With a staff of up to 30 certified personal support workers and homemakers, McNeil says her company's Richmond Hill office, which opened last September and services the Greater Toronto Area, offers support care 24 hours a day, seven days a week.
And, while Comfort Keepers, a U.S.-based company, is not the first for-profit support care company in Toronto, McNeil is confident the home support care market for seniors is growing. She points to a 2004 Statistics Canada study of the "sandwich generation," couples in their middle ages trying to cope with raising their children and having elderly parents who are no longer able to take care of themselves, which shows a slightly higher percentage of them are concerned with providing senior care than child care.
"It is these people who need help, and, yes, I feel we are providing a valuable service," says McNeil.
An estimated 600,000 people in Toronto are unpaid caregivers to seniors. For some, though, providing care is not possible. McNeil cites the case of an 80-year-old North York client whose wife recently died and whose two children both work full-time and live more than 20 kilometres away. Comfort Keepers staff do light housekeeping and grocery shopping for the man, and aid him on his walks seven days a week, six hours each day. McNeil stresses that "the most important aspect, though, is the companionship our staff offer seniors who want to continue independent living, rather than move to a long-term care facility,"
However, McNeil is quick to argue her company is not set up as an alternative to non-profit home care agencies. "We're not out to compete with publicly available services.

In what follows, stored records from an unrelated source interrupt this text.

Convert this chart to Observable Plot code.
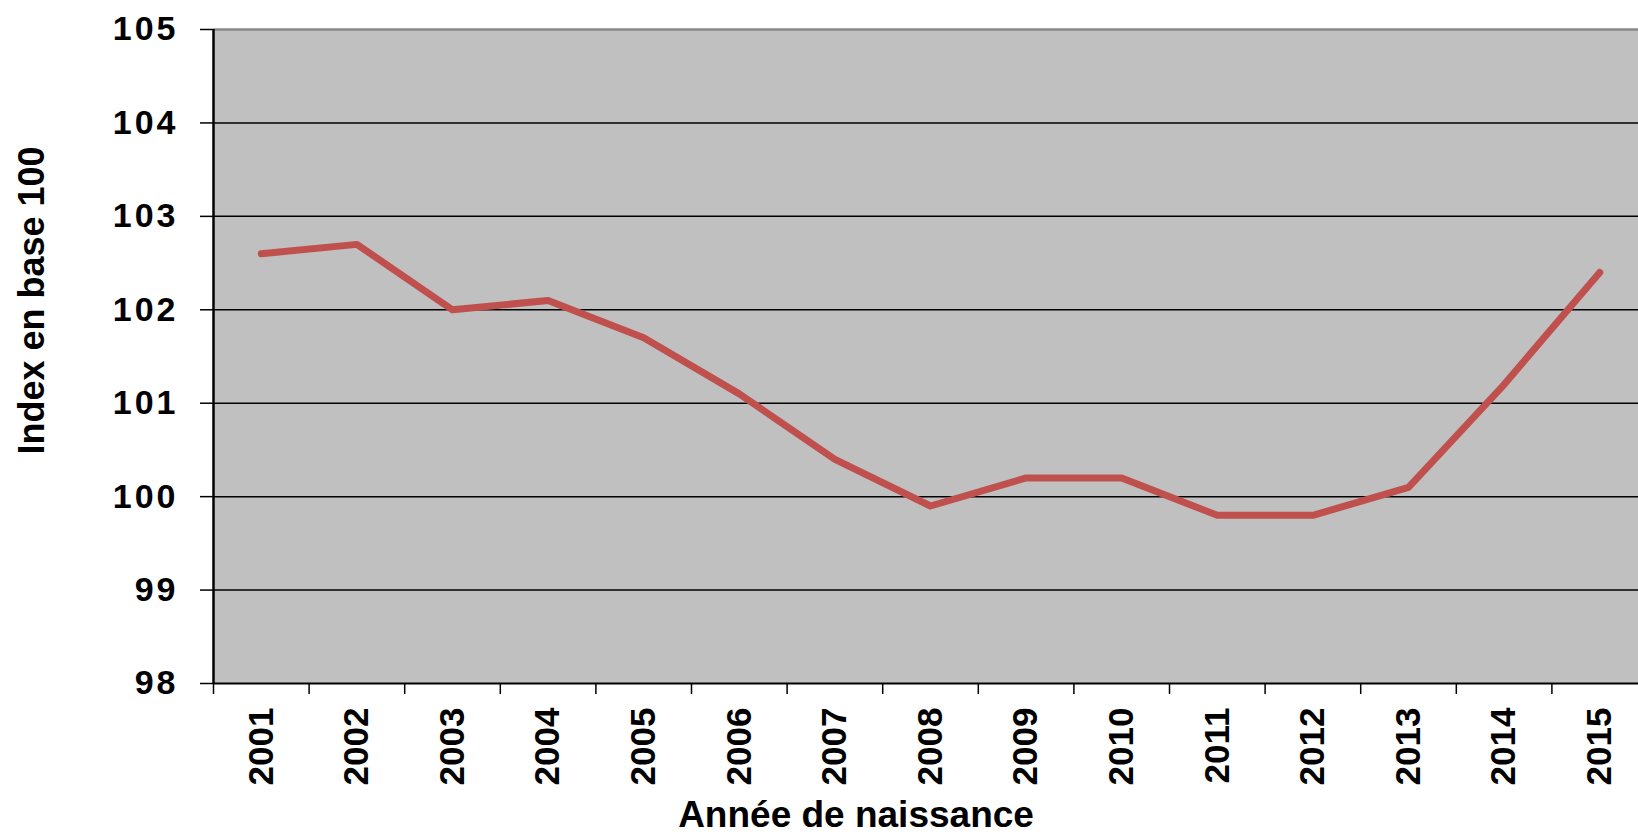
<!DOCTYPE html>
<html>
<head>
<meta charset="utf-8">
<script src="https://cdn.jsdelivr.net/npm/d3@7"></script>
<script src="https://cdn.jsdelivr.net/npm/@observablehq/plot@0.6"></script>
<style>
  html, body { margin: 0; padding: 0; background: #fff; overflow: hidden; }
  #chart svg { font-family: "Liberation Sans", Arial, sans-serif; font-weight: bold; }
  g[aria-label="y-axis tick label"] text { letter-spacing: 3px; }
</style>
</head>
<body>
<div id="chart"></div>
<script>
const years = [2001, 2002, 2003, 2004, 2005, 2006, 2007, 2008, 2009, 2010, 2011, 2012, 2013, 2014, 2015];
const values = [102.6, 102.7, 102.0, 102.1, 101.7, 101.1, 100.4, 99.9, 100.2, 100.2, 99.8, 99.8, 100.1, 101.2, 102.4];
const yTicks = [98, 99, 100, 101, 102, 103, 104, 105];
const xTitle = "Année de naissance";
const yTitle = "Index en base 100";

const data = years.map((year, i) => ({year, value: values[i]}));
const x0 = years[0] - 0.5;
const x1 = years[years.length - 1] + 0.5;
const boundaries = years.map(y => y - 0.5).concat([x1]);

const chart = Plot.plot({
  width: 1638,
  height: 834,
  marginLeft: 213,
  marginRight: 0,
  marginTop: 29,
  marginBottom: 151,
  x: {domain: [x0, x1], range: [213, 1647]},
  y: {domain: [yTicks[0], yTicks[yTicks.length - 1]]},
  marks: [
    Plot.frame({fill: "#c0c0c0", stroke: null}),
    Plot.ruleY(yTicks.slice(1, -1), {stroke: "#000", strokeWidth: 1.5}),
    Plot.ruleY([yTicks[yTicks.length - 1]], {stroke: "#888", strokeWidth: 2.5}),
    Plot.ruleY([yTicks[0]], {stroke: "#000", strokeWidth: 2}),
    Plot.ruleX([x0], {stroke: "#000", strokeWidth: 2.5}),
    Plot.axisY(yTicks, {tickSize: 13, tickPadding: 22, fontSize: 34, fontWeight: "bold", fill: "#000", stroke: "#000", strokeWidth: 1.5, label: null, tickFormat: d => String(d)}),
    Plot.axisX(boundaries, {tickSize: 11, stroke: "#000", strokeWidth: 1.5, label: null, tickFormat: () => ""}),
    Plot.axisX(years, {tickSize: 0, tickPadding: 24, tickRotate: -90, fontSize: 35, fontWeight: "bold", fill: "#000", label: null, tickFormat: d => String(d)}),
    Plot.line(data, {x: "year", y: "value", stroke: "#c0504d", strokeWidth: 7, strokeLinecap: "round", strokeLinejoin: "round"}),
    Plot.text([xTitle], {text: d => d, frameAnchor: "bottom", dx: -70, dy: 132, lineAnchor: "middle", textAnchor: "middle", fontSize: 37, fontWeight: "bold", fill: "#000"}),
    Plot.text([yTitle], {text: d => d, frameAnchor: "left", rotate: -90, dx: -181, dy: -56, textAnchor: "middle", lineAnchor: "middle", fontSize: 36, fontWeight: "bold", fill: "#000"})
  ]
});
document.getElementById("chart").appendChild(chart);
</script>
</body>
</html>
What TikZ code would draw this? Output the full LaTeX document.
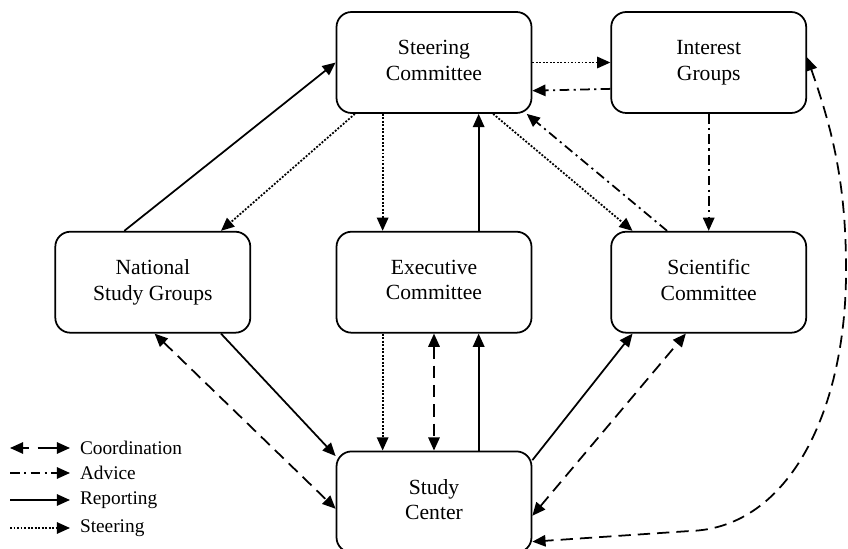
\documentclass[tikz,border=0pt]{standalone}
\usepackage{fontspec}
\setmainfont{Liberation Serif}
\usetikzlibrary{arrows.meta,positioning}

\begin{document}
\begin{tikzpicture}[x=0.02cm,y=0.02cm,>={Triangle[length=7.5pt,width=6.5pt]},
  every node/.style={font=\fontsize{12.3}{14.5}\selectfont},
  box/.style={draw,line width=1pt,rounded corners=0.3cm,minimum width=3.9cm,minimum height=2.02cm,align=center,
    execute at begin node=\rule{0pt}{13pt},execute at end node=\rule[-2.5pt]{0pt}{2.5pt}},
  link/.style={line width=1pt,->},
  coordination/.style={link,<->,dash pattern=on 7pt off 4pt},
  advice/.style={link,dash pattern=on 5.5pt off 2.5pt on 1.2pt off 2.5pt},
  reporting/.style={link},
  steering/.style={link,dash pattern=on 1.1pt off 0.9pt},
  legend/.style={anchor=west,inner xsep=5.5pt,font=\fontsize{11}{13}\selectfont}]
\useasboundingbox (0,0) rectangle (848,548);

% committees
\node[box] (steer) at (434,485.5) {Steering\\Committee};
\node[box,right=1.56cm of steer] (interest) {Interest\\Groups};
\node[box,below=2.34cm of steer] (exec) {Executive\\Committee};
\node[box,left=1.69cm of exec] (national) {National\\Study Groups};
\node[box,below=2.34cm of interest] (sci) {Scientific\\Committee};
\node[box,below=2.34cm of exec] (study) {Study\\Center};

% links
\draw[reporting] (national.119) -- (steer.west);
\draw[steering] (steer.213.6) -- (national.37);
\draw[steering] (steer.225) -- (exec.135);
\draw[reporting] (exec.49) -- (steer.311);
\draw[steering] (steer.319) -- (sci.146);
\draw[advice] (sci.129) -- (steer.331);
\draw[steering] (steer.east) -- (interest.west);
\draw[advice] (interest.195.75) -- (steer.344.25);
\draw[advice] (interest.south) -- (sci.north);
\draw[steering] (exec.225) -- (study.135);
\draw[coordination] (exec.south) -- (study.north);
\draw[reporting] (study.49) -- (exec.311);
\draw[reporting] (national.323) -- (study.155);
\draw[coordination] (national.272) -- (study.184);
\draw[reporting] (study.23) -- (sci.214);
\draw[coordination] (study.352) -- (sci.246.5);
\coordinate (bend) at (846,280);
\draw[coordination] (interest.3) .. controls (830,425) and (846,370) .. (bend)
  .. controls (847,140) and (790,20) .. (690,17) -- (study.338.5);

% legend
\node[legend] (lcoord) at (70,100) {Coordination};
\node[legend] (ladvice) at (70,75) {Advice};
\node[legend] (lreport) at (70,48) {Reporting};
\node[legend] (lsteer) at (70,20) {Steering};
\coordinate (lc) at (10,100);
\coordinate (la) at (10,75);
\coordinate (lr) at (10,48);
\coordinate (ls) at (10,20);
\draw[coordination,dash pattern=on 3.5pt off 5pt on 12pt] (lc) -- (lcoord.west);
\draw[advice] (la) -- (ladvice.west);
\draw[reporting] (lr) -- (lreport.west);
\draw[steering] (ls) -- (lsteer.west);
\end{tikzpicture}
\end{document}
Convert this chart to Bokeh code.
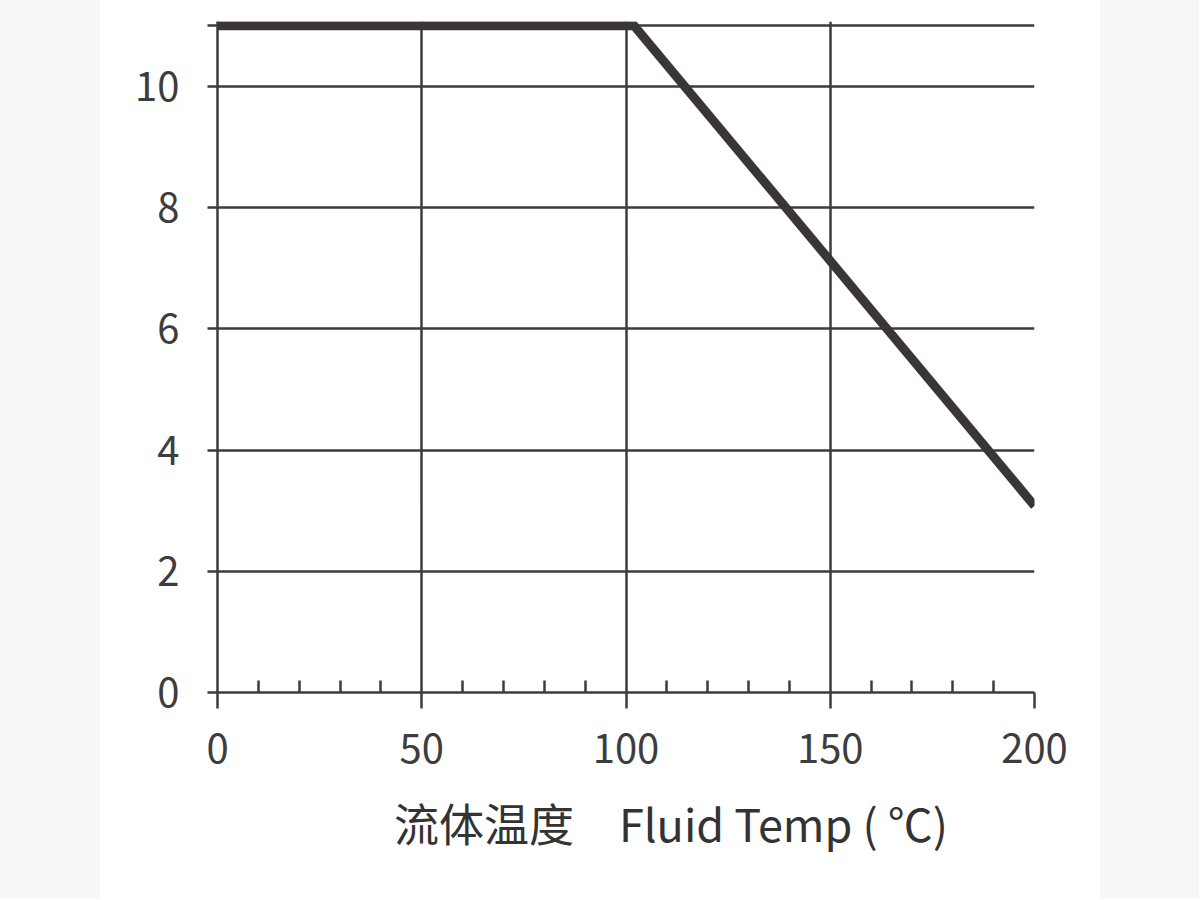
from bokeh.plotting import figure
from bokeh.models import FixedTicker, Spacer
from bokeh.layouts import row
from bokeh.embed import file_html
from bokeh.resources import INLINE

# data
temps = [0, 102, 200]
pressure = [11, 11, 3.08]
x_major = [0, 50, 100, 150, 200]
x_minor = [10, 20, 30, 40, 60, 70, 80, 90, 110, 120, 130, 140, 160, 170, 180, 190]
y_ticks = [0, 2, 4, 6, 8, 10, 11]
y_labels = {0: "0", 2: "2", 4: "4", 6: "6", 8: "8", 10: "10", 11: ""}
x_title = "\u3000\u3000流体温度\u3000Fluid Temp ( ℃)"

INK = "#3a3636"
GRID = "#3c3c3c"
FONT = "Noto Sans CJK SC"
H = 898

p = figure(width=1000, height=H, x_range=(0, 200), y_range=(0, 11.07),
           output_backend="svg", toolbar_location=None,
           min_border_left=117, min_border_right=66,
           min_border_top=21, min_border_bottom=H - 692)
p.background_fill_color = "white"
p.border_fill_color = "white"
p.outline_line_color = None

p.xgrid.ticker = FixedTicker(ticks=x_major)
p.ygrid.ticker = FixedTicker(ticks=y_ticks)
for g in (p.xgrid, p.ygrid):
    g.grid_line_color = GRID
    g.grid_line_width = 2.5
    g.grid_line_alpha = 1.0

p.line(temps, pressure, line_width=9, line_color=INK, line_join="miter", line_cap="butt")

xa = p.xaxis[0]
xa.ticker = FixedTicker(ticks=x_major, minor_ticks=x_minor)
xa.major_tick_out = 16
xa.major_tick_in = 0
xa.minor_tick_in = 12
xa.minor_tick_out = 0
xa.major_label_standoff = 25
xa.axis_label = x_title
xa.axis_label_text_font = FONT
xa.axis_label_text_font_size = "45px"
xa.axis_label_text_font_style = "normal"
xa.axis_label_text_color = "#333333"
xa.axis_label_standoff = 24

ya = p.yaxis[0]
ya.ticker = FixedTicker(ticks=y_ticks)
ya.major_label_overrides = y_labels
ya.major_tick_out = 10
ya.major_tick_in = 0
ya.minor_tick_in = 0
ya.minor_tick_out = 0
ya.major_label_standoff = 28

for a in (xa, ya):
    a.axis_line_color = GRID
    a.axis_line_width = 2.5
    a.major_tick_line_color = GRID
    a.major_tick_line_width = 2.5
    a.minor_tick_line_color = GRID
    a.minor_tick_line_width = 2.5
    a.major_label_text_font = FONT
    a.major_label_text_font_size = "40px"
    a.major_label_text_color = "#3d3d3d"

left = Spacer(width=100, height=H, styles={"background-color": "#f7f7f7"})
right = Spacer(width=99, height=H, styles={"background-color": "#f7f7f7"})
layout = row(left, p, right)

open("out.html", "w").write(file_html(layout, INLINE))
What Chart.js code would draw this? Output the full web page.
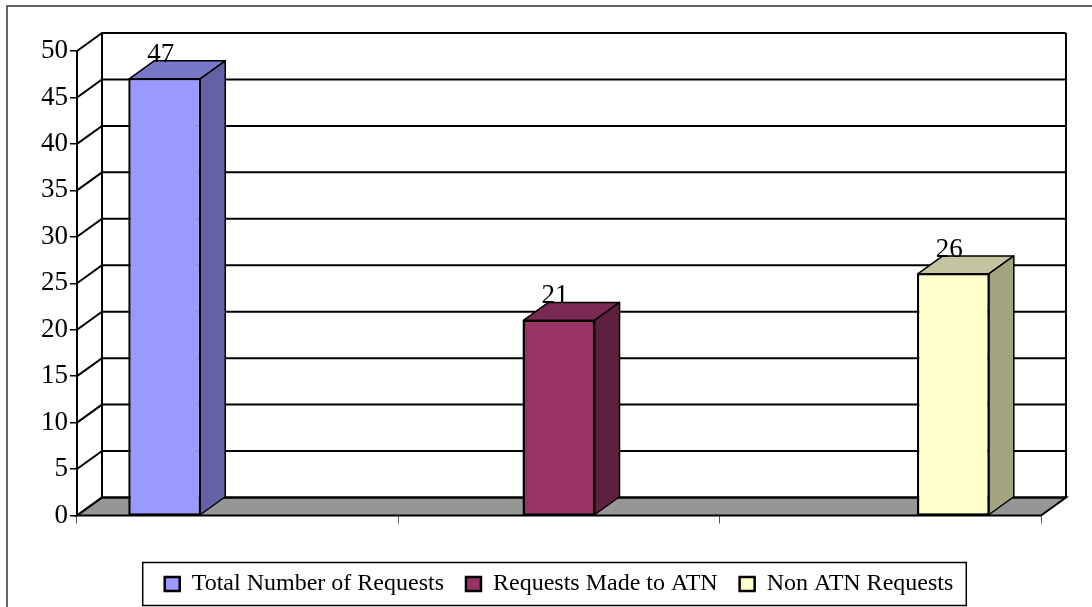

We see ourselves, instead, as a complement to what socialized medicine is in Canada."
McNeil and her Canadian franchise co-owner, Laurie Saunders of Toronto, have two Comfort Keepers operations in British Columbia, one in Calgary and in December opened another office in North Bay (servicing Orillia as well).
And with Ontario's seniors population expected to double by 2028, McNeil and Saunders plan on continuing to grow the Comfort Keepers franchise operation across Canada.